As we’ve mentioned, a counterfeit processor is a major red flag and will ruin your experience with your new phone, so it’s worth comparing the chip in the phone against the official spec sheet.
You don’t need to take the phone apart to do this. You just need to quickly install CPU-Z from the Play Store. The app will give you a rundown of the key processing and low-level software components inside the phone. It’s also much harder to spoof.
Once installed, you can check out details about the CPU and GPU hardware on the opening page. If you’re not really into that technical stuff, the Device tab will give you the name of the processor chip under Hardware. Compare this value against the device’s official spec sheet. You’ll also find the amount of RAM and the phone’s display resolution listed on this page, which will instantly flag any knock-offs. You can also install AIDA64 to cross-reference some details.
Cross-check the IMEI number
All of the above will help you spot a cheap fake smartphone, but it won’t help against stolen or blacklisted products. To do this, you’ll want to check out the International Mobile Equipment Identification number (IMEI) against the claims made by your seller.
Each phone’s cellular modem has a unique 15-digit IMEI number. This gets registered against the phone’s make and model number. Carriers use this IMEI number to blacklist or block phones if stolen.
A phone's IMEI can tell you the model associated with it, network compatibility, and if the handset was stolen.
You can find a phone’s IMEI number in the About Phone section of the Android Settings menu. Alternatively, you can type *#06# into the phone’s dialer, and a box will pop up with the number. You’ll also find the IMEI printed on the phone’s box, making it a cinch to double-check if your prospective purchase comes in its original packaging. Popping the number into the imei.info website will give you a breakdown of the handset’s status.
The IMEI number can also help ascertain if the phone is locked to a specific network. If you’re promised an unlocked phone, you won’t want to find out otherwise when you pop your SIM in. Sellers often don’t check this information, while others use the allure of an unlocked phone to bring in unsuspecting customers.

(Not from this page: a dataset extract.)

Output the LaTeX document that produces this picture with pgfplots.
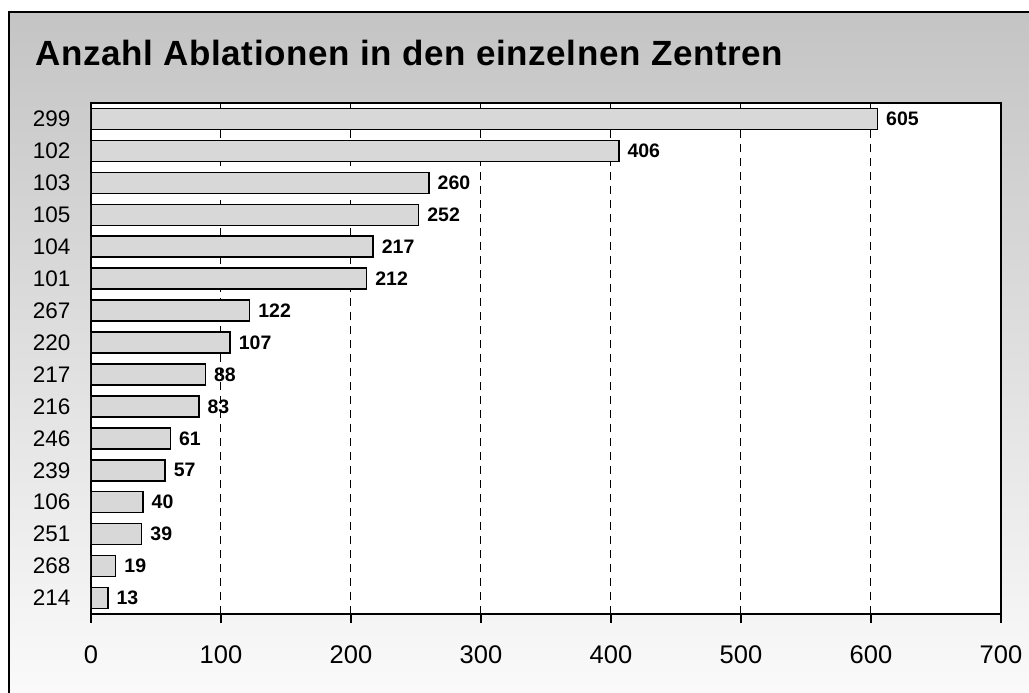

Already scammed? What now?
It’s not always possible to check all this with online sellers. Still, if you end up with a dud handset, it’s not necessarily the end of the road. Legal protections will vary depending on your country of residence, and chasing up fraudulent sellers is often a lost cause. Having said that, your payment method can offer a level of protection.
Try to avoid paying in cash due to the lack of a paper trail and the inability to recover payment. Credit cards are better than debit, cash cards, or bank transfers in this regard too. Your bank can usually dispute a transaction to obtain a chargeback. Always check your specific bank’s terms and conditions. PayPal offers inclusive buyer protection when buying online, specifically covering knock-off goods and used products.
Most digital means of payment offer some protection against fraudulent merchants.
Try to obtain proof of purchase and a detailed item description from the seller to act as evidence, just in case. It’s also a good idea to familiarize yourself with the seller’s reputation online via reviews and forum posts before committing to a purchase. A quick Google search ahead of time might save you lots of agony after the fact.
With all of the above in mind, you’re now well prepared and protected against ending up with a fake smartphone. The chances of encountering one are slim, but it’s always best to be prepared.